Rabbi Mordechai Fachler (1949-2010)

Rabbi Mordechai Fachler was born and educated in the UK before moving to Israel to study at the Be'er Yaakov Yeshiva and the Mir Kollel. He married Naomi Posen in 1969, and in 1972 was asked to be part of the Kollel Yad Shaul in Johannesburg, South Africa. He subsequently held several high-profile rabbinical positions. In addition to being a highly respected Torah scholar, a powerful orator and a tireless communal rabbi, Rabbi Fachler made his mark in the fields of education, counselling and mental health. He was Dean of the Yeshiva College girls high school and head of the Association of Jewish Principals, and he appeared frequently in the print and electronic media as a spokesperson for Judaism.

Rabbi Fachler was involved in the Waverley Crisis Centre's Emotional First Aid Station, and was one of the pioneers of the counselling hotline. He was a founding member of the Nechama volunteer group which dealt with bereaved families, he was director of Yad Ezra, and he gained a reputation as a gifted and much-sought-after bereavement counsellor. He trained and supervised generations of counsellors, and as part of his involvement with the Rabbinic Association, he also trained other rabbis in counselling.

In the late 1990s, Rabbi Fachler left Johannesburg for London, and in 2000 he was appointed Rabbi of Shomrei Hadath Synagogue in West Hampstead. He served as senior consultant/counsellor at the London Clubhouse, where he established a special rapport with the troubled spirit of disaffected children and teenagers at risk. As one of the first to recognize the unique challenge of mental health interventions in a segment of the community where mental illness has tended to be stigmatized, Rabbi Fachler built a thriving private practice providing therapy within the ultra-orthodox and other communities. He worked with the Jewish Marriage Council, and he helped introduce the Prepare/Enrich programs into the community. He was blessed with a remarkable ability to feel others' pain, to empathise with others, and to absorb another person's problems.

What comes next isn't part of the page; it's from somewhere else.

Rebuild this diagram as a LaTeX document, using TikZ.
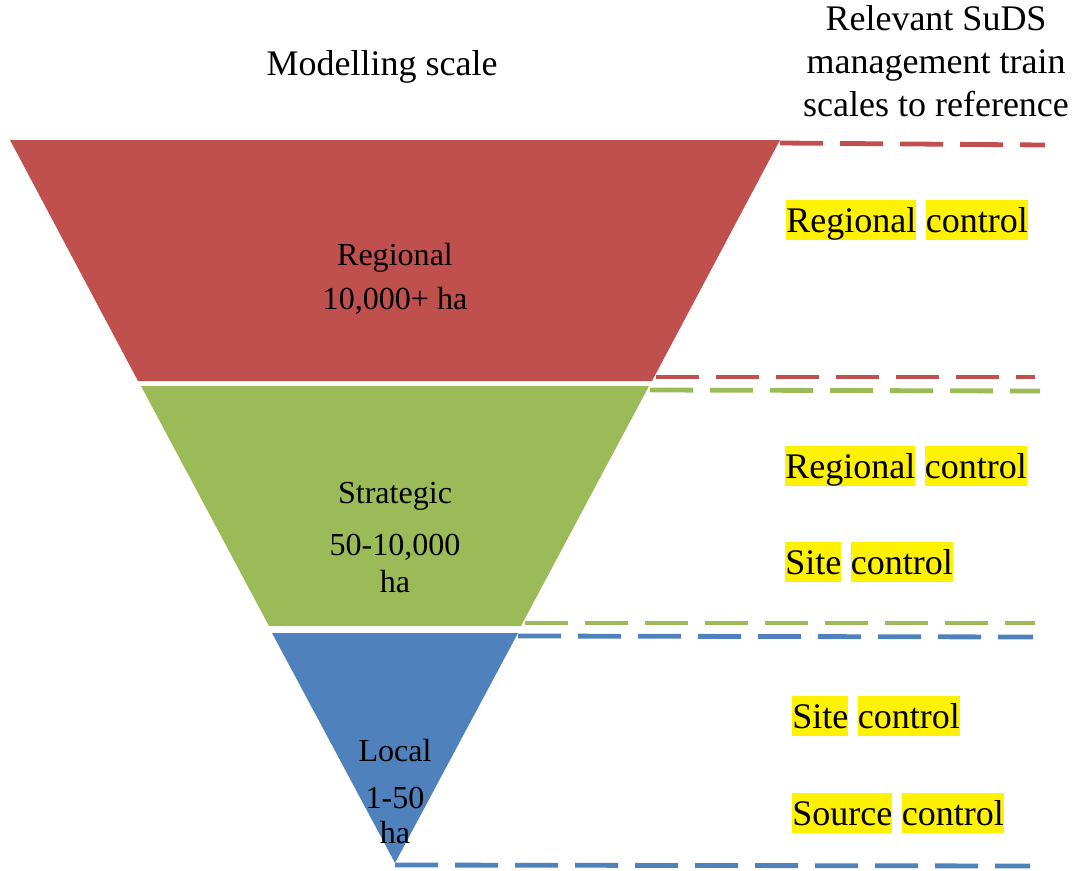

Just after he completed his studies towards an MA in Psychotherapy, Rabbi Fachler fell ill. After a two-and-a-half-year battle, he passed away on the 23rd of November 2010 at the age of 61. He is survived by his wife Naomi, his three sons Dovidi, Chily and Gaby, his grandchildren, his parents, his siblings, and by countless individuals who benefited from his unique brand of sensitivity and compassion.